The Olympic flame arrives ahead of a relay in which it will be guarded by about 1,000 police watching for possible protesters over China's Tibet crackdown.
AP | By Vijay Joshi, Kuala Lumpur
UPDATED ON APR 20, 2008 10:07 AM IST

The Olympic flame arrived in Malaysia on Sunday ahead of a relay in which it will be guarded by about 1,000 police watching for possible protesters over China's Tibet crackdown and human rights record.

The flame, stored in a special container, arrived from Bangkok at about 2 am (1800 GMT on Saturday) on a plane dedicated to carry it to all 19 international destinations on the torch relay before it lands in Beijing for the Olympic Games' opening ceremony in August. A Buddhist group held special prayers on Sunday at a temple in Kuala Lumpur to call for a trouble-free run of the torch on Monday and a peaceful Olympics.

Some 300 Chinese students studying in Malaysia greeted the flame at the airport along with representatives from the National Sports Council and the police, a statement from Olympic Council of Malaysia said.

The flame was taken to a luxury hotel in downtown Kuala Lumpur ahead of Monday's relay run starting at nearby Independence Square. Its 16-kilometer (10-mile) route will highlight various landmarks, including the top of the Kuala Lumpur Tower, a telecommunications installation that provides a scenic aerial view of the city. The torch relay will end at the iconic Petronas Twin Towers in downtown Kuala Lumpur.

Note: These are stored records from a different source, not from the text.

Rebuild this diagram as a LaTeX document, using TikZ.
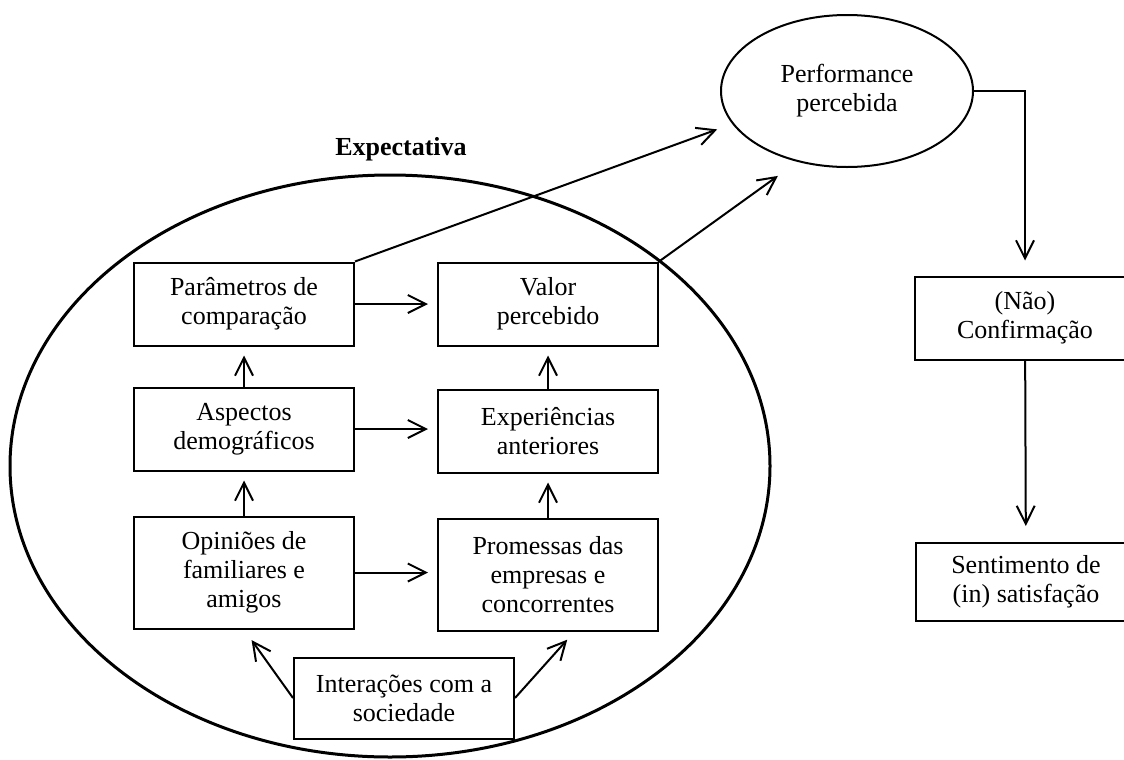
\documentclass[tikz,border=0pt]{standalone}
\usepackage{fontspec}
\setmainfont{Liberation Serif}
\usetikzlibrary{arrows.meta,positioning,shapes}

\begin{document}
\begin{tikzpicture}[
            x=0.5pt,y=-0.5pt,
            font=\fontsize{13}{14.5}\selectfont,
            box/.style={draw,rectangle,line width=1pt,minimum width=110pt,minimum height=41.5pt,align=center,inner sep=2pt},
            tallbox/.style={box,minimum height=56pt},
            perfnode/.style={draw,ellipse,line width=1pt,minimum width=126pt,minimum height=76pt,align=center},
            arr/.style={draw,line width=1pt,-{Straight Barb[length=9pt,width=9pt]},shorten >=4.5pt}
          ]
          \useasboundingbox (0,0) rectangle (1124,760);

          %expectativa
          \draw[line width=1.5pt] (390,466) ellipse (190pt and 145.5pt);
          \node[font=\bfseries\fontsize{13}{14.5}\selectfont] (expt) at (401,149) {Expectativa};

          %left column
          \node[box] (par) at (244,304) {Parâmetros de\\comparação};
          \node[box,below=20pt of par] (asp) {Aspectos\\demográficos};
          \node[tallbox,below=22pt of asp] (opi) {Opiniões de\\familiares e\\amigos};

          %right column
          \node[box] (val) at (548,304) {Valor\\percebido};
          \node[box,below=21pt of val] (exp) {Experiências\\anteriores};
          \node[tallbox,below=22pt of exp] (pro) {Promessas das\\empresas e\\concorrentes};

          \node[box,minimum height=40.5pt] (int) at (404,698) {Interações com a\\sociedade};

          %outcome
          \node[perfnode] (perf) at (847,91) {Performance\\percebida};
          \node[box] (conf) at (1025,318) {(Não)\\Confirmação};
          \node[box,minimum height=39pt] (sent) at (1026,582) {Sentimento de\\(in) satisfação};

          \path[arr] (par) -- (val);
          \path[arr] (asp.east) -- (asp.east -| exp.west);
          \path[arr] (opi.east) -- (opi.east -| pro.west);
          \path[arr] (asp) -- (par);
          \path[arr] (opi) -- (asp);
          \path[arr] (exp) -- (val);
          \path[arr] (pro) -- (exp);
          \path[arr,shorten >=6.5pt] (int.west) -- (opi.south);
          \path[arr,shorten >=5.5pt] (int.east) -- (pro.-65);
          \path[arr,shorten >=8pt] (par.north east) -- (perf.196);
          \path[arr,shorten >=12pt] (val.north east) -- (perf.235);
          \path[arr,shorten >=7.5pt] (perf.east) -| (conf.north);
          \path[arr,shorten >=8pt] (conf) -- (sent);
      \end{tikzpicture}
\end{document}
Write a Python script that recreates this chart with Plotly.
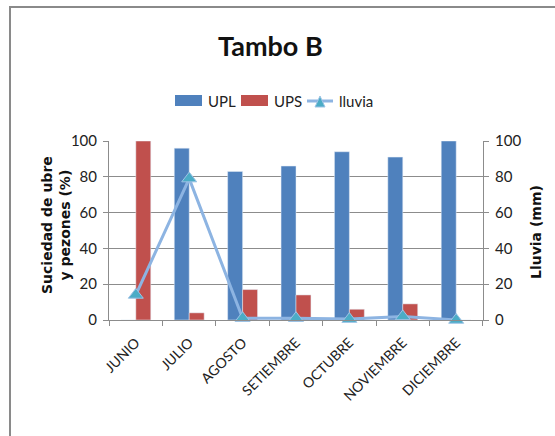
import plotly.graph_objects as go

# Monthly data for Tambo B
meses = ["JUNIO", "JULIO", "AGOSTO", "SETIEMBRE", "OCTUBRE", "NOVIEMBRE", "DICIEMBRE"]
upl = [0, 96, 83, 86, 94, 91, 100]
ups = [100, 4, 17, 14, 6, 9, 0]
lluvia = [14, 79, 1, 1, 0.5, 2, 0]
y_ticks = [0, 20, 40, 60, 80, 100]

C_UPL, C_UPS = "#4F81BD", "#C0504D"
C_LINE, C_MARK = "#8DB4E2", "#4BACC6"
FONT = "Lato"

W, H = 555, 436
L, R, T, B = 109, 483, 141, 320  # plot area in pixels


def px(x):
    return (x - L) / (R - L)


def py(y):
    return (B - y) / (B - T)


fig = go.Figure()
fig.add_trace(go.Bar(x=meses, y=upl, name="UPL", marker_color=C_UPL))
fig.add_trace(go.Bar(x=meses, y=ups, name="UPS", marker_color=C_UPS))
fig.add_trace(go.Scatter(
    x=meses, y=lluvia, name="lluvia", yaxis="y2", mode="lines+markers",
    line=dict(color=C_LINE, width=3),
    marker=dict(symbol="triangle-up", size=13, color=C_MARK,
                line=dict(color="#9DC3E6", width=1)),
    cliponaxis=False,
))

axis_font = dict(family=FONT, size=15, color="#222222")
legend_font = dict(family=FONT, size=15, color="#222222")

# hand-drawn legend row (wide swatches)
shapes = [
    dict(type="rect", xref="paper", yref="paper",
         x0=px(10), y0=py(460), x1=px(620), y1=py(7),
         line=dict(color="#8a8a8a", width=2), layer="below"),
    dict(type="rect", xref="paper", yref="paper", x0=px(175), x1=px(202),
         y0=py(106), y1=py(95), fillcolor=C_UPL, line=dict(width=0)),
    dict(type="rect", xref="paper", yref="paper", x0=px(241), x1=px(268),
         y0=py(106), y1=py(95), fillcolor=C_UPS, line=dict(width=0)),
    dict(type="line", xref="paper", yref="paper", x0=px(307), x1=px(333),
         y0=py(101), y1=py(101), line=dict(color=C_LINE, width=3)),
    dict(type="path", xref="paper", yref="paper",
         path=f"M {px(315)} {py(107)} L {px(325)} {py(107)} L {px(320)} {py(96)} Z",
         fillcolor=C_MARK, line=dict(color="#9DC3E6", width=1)),
]

annotations = [
    dict(text="<b>Tambo B</b>", xref="paper", yref="paper", x=px(270), y=py(46),
         showarrow=False, font=dict(family=FONT, size=27, color="#111111"),
         xanchor="center", yanchor="middle"),
    dict(text="<b>Suciedad de ubre<br>y pezones (%)</b>", xref="paper", yref="paper",
         x=px(56), y=py(225), textangle=-90, showarrow=False,
         font=dict(family="DejaVu Sans", size=14, color="#111111"),
         xanchor="center", yanchor="middle"),
    dict(text="<b>Lluvia (mm)</b>", xref="paper", yref="paper",
         x=px(536), y=py(232), textangle=-90, showarrow=False,
         font=dict(family="DejaVu Sans", size=14, color="#111111"),
         xanchor="center", yanchor="middle"),
]
for name, x in [("UPL", 206), ("UPS", 272), ("lluvia", 337)]:
    annotations.append(dict(text=name, xref="paper", yref="paper", x=px(x), y=py(101),
                            showarrow=False, font=legend_font,
                            xanchor="left", yanchor="middle"))

fig.update_layout(
    width=W, height=H,
    margin=dict(l=L, r=W - R, t=T, b=H - B, pad=0),
    paper_bgcolor="white", plot_bgcolor="white",
    barmode="group", bargap=0.44, bargroupgap=0,
    showlegend=False,
    xaxis=dict(
        type="category", tickangle=-45, tickson="boundaries",
        ticks="outside", ticklen=5, tickcolor="#8c8c8c",
        showline=True, linecolor="#8c8c8c", linewidth=1,
        tickfont=dict(family=FONT, size=14, color="#222222"),
        ticklabelstandoff=8, showgrid=False,
    ),
    yaxis=dict(
        range=[0, 100], tickvals=y_ticks, ticks="outside", ticklen=5, tickcolor="#8c8c8c",
        showline=True, linecolor="#8c8c8c", showgrid=True, gridcolor="#8c8c8c",
        gridwidth=1, tickfont=axis_font, zeroline=False, ticklabelstandoff=3,
    ),
    yaxis2=dict(
        range=[0, 100], tickvals=y_ticks, overlaying="y", side="right",
        ticks="outside", ticklen=5, tickcolor="#8c8c8c",
        showline=True, linecolor="#8c8c8c", showgrid=False, tickfont=axis_font,
        zeroline=False, ticklabelstandoff=3,
    ),
    shapes=shapes,
    annotations=annotations,
)

fig.write_html("out.html")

Protests in other cities have triggered an unprecedented security detail for the Malaysian leg.

Some 1,000 policemen and commandos will be deployed along the route even though police have not received reports of any planned protests, said a police spokesman, who declined to be named citing protocol.

Roads will be closed to traffic along the route. Some of the 80 people nominated to carry the torch include Olympic badminton medalists Rashid Sidek, Cheah Soon Kit and Yap Kim Hock, women's world squash champion Nicol David, bowler Shalin Zulkifli and swimmer Lim Keng Liat.

Growing criticism of China's human rights record has turned the Olympics into one of the most contentious in recent history. China's recent crackdown in Tibet, which put down sometimes-violent demonstrations against Beijing's rule over the Himalayan region, has triggered protests and attempted disruptions of the torch relay in several cities, notably Paris and London. Police "are fully aware of the challenges that this torch has faced in other situations, and they have been organizing themselves to face any of these challenges," said M Jegathesan, vice president of the Olympic Council Malaysia.

On Friday, about 30 Falun Gong practitioners demonstrated in Kuala Lumpur, calling for an end to alleged Chinese human rights abuses ahead of the Beijing Olympics.

China has banned the Falun Gong spiritual movement as a dangerous cult. It is not banned in Malaysia.